* BEGIN Data shown *

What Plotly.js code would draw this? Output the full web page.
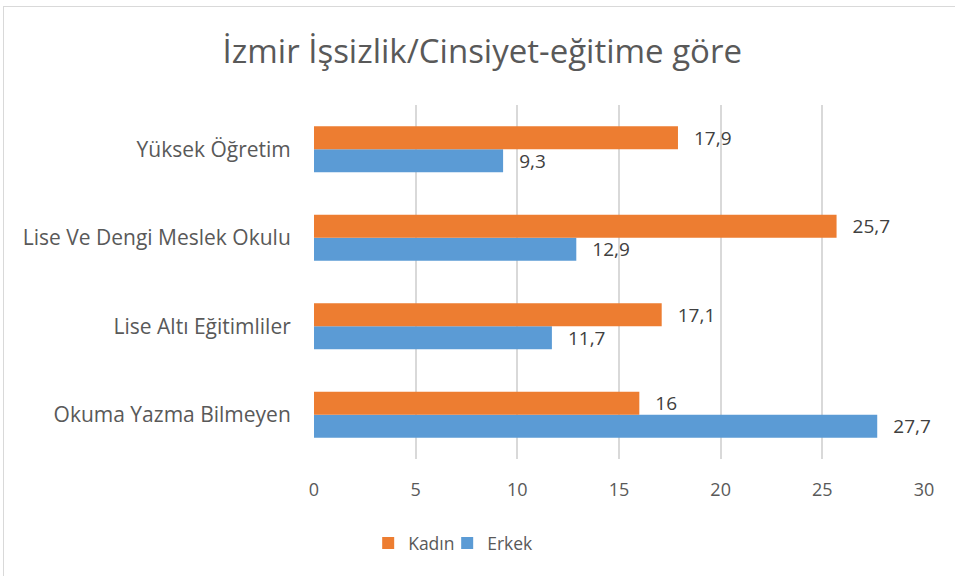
<!DOCTYPE html>
<html>
<head>
<meta charset="utf-8">
<script src="https://cdn.plot.ly/plotly-3.0.1.min.js"></script>
<style>
html,body{margin:0;padding:0;background:#fff;}
#chart{position:absolute;left:0;top:0;width:955px;height:576px;}
#frame{position:absolute;left:3px;top:6px;width:960px;height:600px;border-left:1.5px solid #d9d9d9;border-top:1.5px solid #d9d9d9;pointer-events:none;}
</style>
</head>
<body>
<div id="chart"></div>
<div id="frame"></div>
<script>
const categories = ["Okuma Yazma Bilmeyen", "Lise Altı Eğitimliler", "Lise Ve Dengi Meslek Okulu", "Yüksek Öğretim"];
const kadin = [16, 17.1, 25.7, 17.9];
const erkek = [27.7, 11.7, 12.9, 9.3];
const xTicks = [0, 5, 10, 15, 20, 25, 30];

const fmt = v => "\u00a0\u00a0\u2009" + String(v).replace('.', ',');
const labelFont = {family: "Open Sans, sans-serif", size: 19, color: "#404040"};

const traces = [
  {type: 'bar', orientation: 'h', name: 'Erkek', y: categories, x: erkek,
   marker: {color: '#5B9BD5'}, text: erkek.map(fmt), textposition: 'outside', constraintext: 'none',
   textfont: labelFont, cliponaxis: false, hoverinfo: 'x+y'},
  {type: 'bar', orientation: 'h', name: 'Kadın', y: categories, x: kadin,
   marker: {color: '#ED7D31'}, text: kadin.map(fmt), textposition: 'outside', constraintext: 'none',
   textfont: labelFont, cliponaxis: false, hoverinfo: 'x+y'}
];

const layout = {
  width: 955, height: 576,
  margin: {l: 314, r: 31, t: 105, b: 117},
  paper_bgcolor: '#fff', plot_bgcolor: '#fff',
  font: {family: "Open Sans, sans-serif", color: '#595959'},
  title: {text: 'İzmir İşsizlik/Cinsiyet-eğitime göre', font: {size: 33, color: '#595959'},
          x: 0.505, xanchor: 'center', y: 0.91, yanchor: 'middle', xref: 'container', yref: 'container'},
  barmode: 'group', bargap: 0.48, bargroupgap: 0,
  xaxis: {range: [0, 30], tickvals: xTicks, showgrid: true, gridcolor: '#d9d9d9', gridwidth: 2,
          zeroline: false, showline: false, ticks: 'outside', ticklen: 14, tickcolor: 'rgba(0,0,0,0)',
          tickfont: {size: 18, color: '#595959'}, fixedrange: true},
  yaxis: {type: 'category', categoryorder: 'array', categoryarray: categories,
          showgrid: false, zeroline: false, showline: false, ticks: 'outside', ticklen: 18,
          tickcolor: 'rgba(0,0,0,0)', tickfont: {size: 21, color: '#595959'}, fixedrange: true},
  showlegend: true,
  legend: {orientation: 'h', traceorder: 'reversed', xref: 'container', yref: 'container',
           x: 0.396, xanchor: 'left', y: 0.057, yanchor: 'middle', indentation: -10,
           font: {size: 17.5, color: '#595959'}, itemwidth: 30, entrywidth: 44, entrywidthmode: 'pixels'}
};

Plotly.newPlot('chart', traces, layout, {displayModeBar: false, staticPlot: true});
</script>
</body>
</html>
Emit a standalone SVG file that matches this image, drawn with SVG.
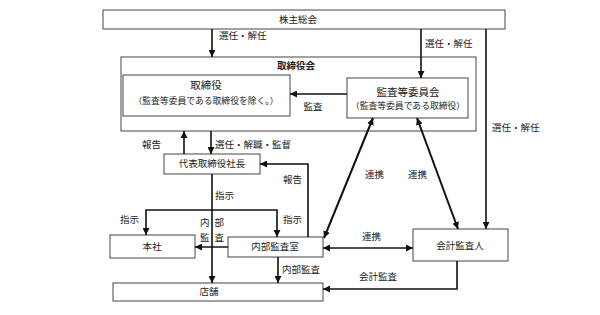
<svg xmlns="http://www.w3.org/2000/svg" width="600" height="315" viewBox="0 0 600 315">
<style>
.box{fill:#fff;stroke:#444;stroke-width:1}
.t{font-family:"Noto Sans CJK JP","Noto Sans",sans-serif;font-size:9.5px;fill:#1a1a1a}
.s{font-size:8.8px}
.l{font-size:10.5px}
.c{text-anchor:middle}
.b{font-weight:bold}
.ln{fill:none;stroke:#111;stroke-width:1.6}
.thick{stroke-width:2}
.a{marker-end:url(#ah)}
.d{marker-start:url(#ahs);marker-end:url(#ah)}
</style>
<defs>
<marker id="ah" viewBox="0 0 10 10" refX="10" refY="5" markerWidth="7" markerHeight="7" markerUnits="userSpaceOnUse" orient="auto"><path d="M0,0L10,5L0,10z" fill="#111"/></marker>
<marker id="ahs" viewBox="0 0 10 10" refX="10" refY="5" markerWidth="7" markerHeight="7" markerUnits="userSpaceOnUse" orient="auto-start-reverse"><path d="M0,0L10,5L0,10z" fill="#111"/></marker>
</defs>
<rect width="600" height="315" fill="#fff"/>
<g id="shareholders"><rect class="box" x="103" y="10" width="402" height="19"/><text class="t c" x="298" y="23">株主総会</text></g>
<g id="board"><rect class="box" x="121" y="57" width="355" height="74"/><text class="t c b" x="296" y="69">取締役会</text></g>
<g id="directors"><rect class="box" x="123" y="75" width="167" height="41"/><text class="t l c" x="206" y="89">取締役</text><text class="t s c" x="206" y="104">（監査等委員である取締役を除く。）</text></g>
<g id="audit-committee"><rect class="box" x="347" y="78" width="121" height="40"/><text class="t l c" x="408" y="96">監査等委員会</text><text class="t s c" x="408" y="109">（監査等委員である取締役）</text></g>
<g id="president"><rect class="box" x="164" y="154" width="96" height="20"/><text class="t c" x="212" y="167">代表取締役社長</text></g>
<g id="headoffice"><rect class="box" x="110" y="235" width="85" height="23"/><text class="t c" x="152" y="250">本社</text></g>
<g id="internal-audit"><rect class="box" x="228" y="237" width="95" height="20"/><text class="t c" x="275" y="250">内部監査室</text></g>
<g id="stores"><rect class="box" x="113" y="283" width="210" height="18"/><text class="t c" x="209" y="295">店舗</text></g>
<g id="accounting-auditor"><rect class="box" x="413" y="229" width="95" height="32"/><text class="t c" x="460" y="249">会計監査人</text></g>
<g id="connectors">
<path class="ln a" d="M212,29V57"/>
<path class="ln a" d="M421,29V78"/>
<path class="ln a" d="M486,29V229"/>
<path class="ln a" d="M347,94H290"/>
<path class="ln a" d="M184,154V131"/>
<path class="ln a" d="M211,131V154"/>
<path class="ln a" d="M308,237V164H260"/>
<path class="ln a" d="M212,174V283"/>
<path class="ln a" d="M212,210H146V235"/>
<path class="ln a" d="M212,210H277V237"/>
<path class="ln a" d="M228,247H195"/>
<path class="ln a" d="M278,257V283"/>
<path class="ln d" d="M323,248H413"/>
<path class="ln a" d="M457,261V289H323"/>
<path class="ln thick d" d="M373,118L324,238"/>
<path class="ln thick d" d="M417,118L458,229"/>
</g>
<g id="labels">
<text class="t" x="219" y="39">選任・解任</text>
<text class="t" x="425" y="47">選任・解任</text>
<text class="t" x="492" y="131">選任・解任</text>
<text class="t c" x="313" y="110">監査</text>
<text class="t" x="142" y="148">報告</text>
<text class="t" x="215" y="148">選任・解職・監督</text>
<text class="t" x="283" y="183">報告</text>
<text class="t" x="215" y="199">指示</text>
<text class="t" x="120" y="223">指示</text>
<text class="t" x="283" y="223">指示</text>
<text class="t" x="200" y="226" letter-spacing="5">内部</text>
<text class="t" x="200" y="241" letter-spacing="5">監査</text>
<text class="t" x="282" y="273">内部監査</text>
<text class="t" x="365" y="178">連携</text>
<text class="t" x="408" y="178">連携</text>
<text class="t" x="362" y="240">連携</text>
<text class="t" x="359" y="280">会計監査</text>
</g>
</svg>
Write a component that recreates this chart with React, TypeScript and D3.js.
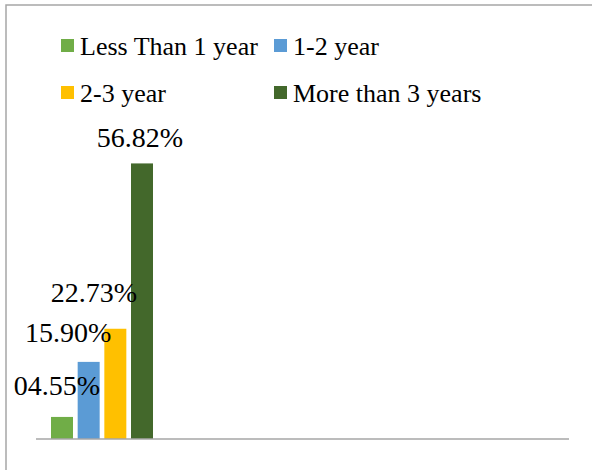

* END Data shown *

▶ **Aim of the exercise**: Do not include the images; transcribe the rest of the listing exactly.

▶ **Solution to the exercise**:
What Plotly.js code would draw this? Output the full web page.
<!DOCTYPE html>
<html>
<head>
<meta charset="utf-8">
<script src="https://cdn.plot.ly/plotly-3.0.1.min.js"></script>
<style>
html,body{margin:0;padding:0;background:#fff;}
#chart{position:absolute;left:0;top:0;width:955px;height:576px;}
#frame{position:absolute;left:3px;top:6px;width:960px;height:600px;border-left:1.5px solid #d9d9d9;border-top:1.5px solid #d9d9d9;pointer-events:none;}
</style>
</head>
<body>
<div id="chart"></div>
<div id="frame"></div>
<script>
const categories = ["Okuma Yazma Bilmeyen", "Lise Altı Eğitimliler", "Lise Ve Dengi Meslek Okulu", "Yüksek Öğretim"];
const kadin = [16, 17.1, 25.7, 17.9];
const erkek = [27.7, 11.7, 12.9, 9.3];
const xTicks = [0, 5, 10, 15, 20, 25, 30];

const fmt = v => "\u00a0\u00a0\u2009" + String(v).replace('.', ',');
const labelFont = {family: "Open Sans, sans-serif", size: 19, color: "#404040"};

const traces = [
  {type: 'bar', orientation: 'h', name: 'Erkek', y: categories, x: erkek,
   marker: {color: '#5B9BD5'}, text: erkek.map(fmt), textposition: 'outside', constraintext: 'none',
   textfont: labelFont, cliponaxis: false, hoverinfo: 'x+y'},
  {type: 'bar', orientation: 'h', name: 'Kadın', y: categories, x: kadin,
   marker: {color: '#ED7D31'}, text: kadin.map(fmt), textposition: 'outside', constraintext: 'none',
   textfont: labelFont, cliponaxis: false, hoverinfo: 'x+y'}
];

const layout = {
  width: 955, height: 576,
  margin: {l: 314, r: 31, t: 105, b: 117},
  paper_bgcolor: '#fff', plot_bgcolor: '#fff',
  font: {family: "Open Sans, sans-serif", color: '#595959'},
  title: {text: 'İzmir İşsizlik/Cinsiyet-eğitime göre', font: {size: 33, color: '#595959'},
          x: 0.505, xanchor: 'center', y: 0.91, yanchor: 'middle', xref: 'container', yref: 'container'},
  barmode: 'group', bargap: 0.48, bargroupgap: 0,
  xaxis: {range: [0, 30], tickvals: xTicks, showgrid: true, gridcolor: '#d9d9d9', gridwidth: 2,
          zeroline: false, showline: false, ticks: 'outside', ticklen: 14, tickcolor: 'rgba(0,0,0,0)',
          tickfont: {size: 18, color: '#595959'}, fixedrange: true},
  yaxis: {type: 'category', categoryorder: 'array', categoryarray: categories,
          showgrid: false, zeroline: false, showline: false, ticks: 'outside', ticklen: 18,
          tickcolor: 'rgba(0,0,0,0)', tickfont: {size: 21, color: '#595959'}, fixedrange: true},
  showlegend: true,
  legend: {orientation: 'h', traceorder: 'reversed', xref: 'container', yref: 'container',
           x: 0.396, xanchor: 'left', y: 0.057, yanchor: 'middle', indentation: -10,
           font: {size: 17.5, color: '#595959'}, itemwidth: 30, entrywidth: 44, entrywidthmode: 'pixels'}
};

Plotly.newPlot('chart', traces, layout, {displayModeBar: false, staticPlot: true});
</script>
</body>
</html>
Emit a standalone SVG file that matches this image, drawn with SVG.
<svg xmlns="http://www.w3.org/2000/svg" width="600" height="315" viewBox="0 0 600 315">
<style>
.box{fill:#fff;stroke:#444;stroke-width:1}
.t{font-family:"Noto Sans CJK JP","Noto Sans",sans-serif;font-size:9.5px;fill:#1a1a1a}
.s{font-size:8.8px}
.l{font-size:10.5px}
.c{text-anchor:middle}
.b{font-weight:bold}
.ln{fill:none;stroke:#111;stroke-width:1.6}
.thick{stroke-width:2}
.a{marker-end:url(#ah)}
.d{marker-start:url(#ahs);marker-end:url(#ah)}
</style>
<defs>
<marker id="ah" viewBox="0 0 10 10" refX="10" refY="5" markerWidth="7" markerHeight="7" markerUnits="userSpaceOnUse" orient="auto"><path d="M0,0L10,5L0,10z" fill="#111"/></marker>
<marker id="ahs" viewBox="0 0 10 10" refX="10" refY="5" markerWidth="7" markerHeight="7" markerUnits="userSpaceOnUse" orient="auto-start-reverse"><path d="M0,0L10,5L0,10z" fill="#111"/></marker>
</defs>
<rect width="600" height="315" fill="#fff"/>
<g id="shareholders"><rect class="box" x="103" y="10" width="402" height="19"/><text class="t c" x="298" y="23">株主総会</text></g>
<g id="board"><rect class="box" x="121" y="57" width="355" height="74"/><text class="t c b" x="296" y="69">取締役会</text></g>
<g id="directors"><rect class="box" x="123" y="75" width="167" height="41"/><text class="t l c" x="206" y="89">取締役</text><text class="t s c" x="206" y="104">（監査等委員である取締役を除く。）</text></g>
<g id="audit-committee"><rect class="box" x="347" y="78" width="121" height="40"/><text class="t l c" x="408" y="96">監査等委員会</text><text class="t s c" x="408" y="109">（監査等委員である取締役）</text></g>
<g id="president"><rect class="box" x="164" y="154" width="96" height="20"/><text class="t c" x="212" y="167">代表取締役社長</text></g>
<g id="headoffice"><rect class="box" x="110" y="235" width="85" height="23"/><text class="t c" x="152" y="250">本社</text></g>
<g id="internal-audit"><rect class="box" x="228" y="237" width="95" height="20"/><text class="t c" x="275" y="250">内部監査室</text></g>
<g id="stores"><rect class="box" x="113" y="283" width="210" height="18"/><text class="t c" x="209" y="295">店舗</text></g>
<g id="accounting-auditor"><rect class="box" x="413" y="229" width="95" height="32"/><text class="t c" x="460" y="249">会計監査人</text></g>
<g id="connectors">
<path class="ln a" d="M212,29V57"/>
<path class="ln a" d="M421,29V78"/>
<path class="ln a" d="M486,29V229"/>
<path class="ln a" d="M347,94H290"/>
<path class="ln a" d="M184,154V131"/>
<path class="ln a" d="M211,131V154"/>
<path class="ln a" d="M308,237V164H260"/>
<path class="ln a" d="M212,174V283"/>
<path class="ln a" d="M212,210H146V235"/>
<path class="ln a" d="M212,210H277V237"/>
<path class="ln a" d="M228,247H195"/>
<path class="ln a" d="M278,257V283"/>
<path class="ln d" d="M323,248H413"/>
<path class="ln a" d="M457,261V289H323"/>
<path class="ln thick d" d="M373,118L324,238"/>
<path class="ln thick d" d="M417,118L458,229"/>
</g>
<g id="labels">
<text class="t" x="219" y="39">選任・解任</text>
<text class="t" x="425" y="47">選任・解任</text>
<text class="t" x="492" y="131">選任・解任</text>
<text class="t c" x="313" y="110">監査</text>
<text class="t" x="142" y="148">報告</text>
<text class="t" x="215" y="148">選任・解職・監督</text>
<text class="t" x="283" y="183">報告</text>
<text class="t" x="215" y="199">指示</text>
<text class="t" x="120" y="223">指示</text>
<text class="t" x="283" y="223">指示</text>
<text class="t" x="200" y="226" letter-spacing="5">内部</text>
<text class="t" x="200" y="241" letter-spacing="5">監査</text>
<text class="t" x="282" y="273">内部監査</text>
<text class="t" x="365" y="178">連携</text>
<text class="t" x="408" y="178">連携</text>
<text class="t" x="362" y="240">連携</text>
<text class="t" x="359" y="280">会計監査</text>
</g>
</svg>
Write a component that recreates this chart with React, TypeScript and D3.js.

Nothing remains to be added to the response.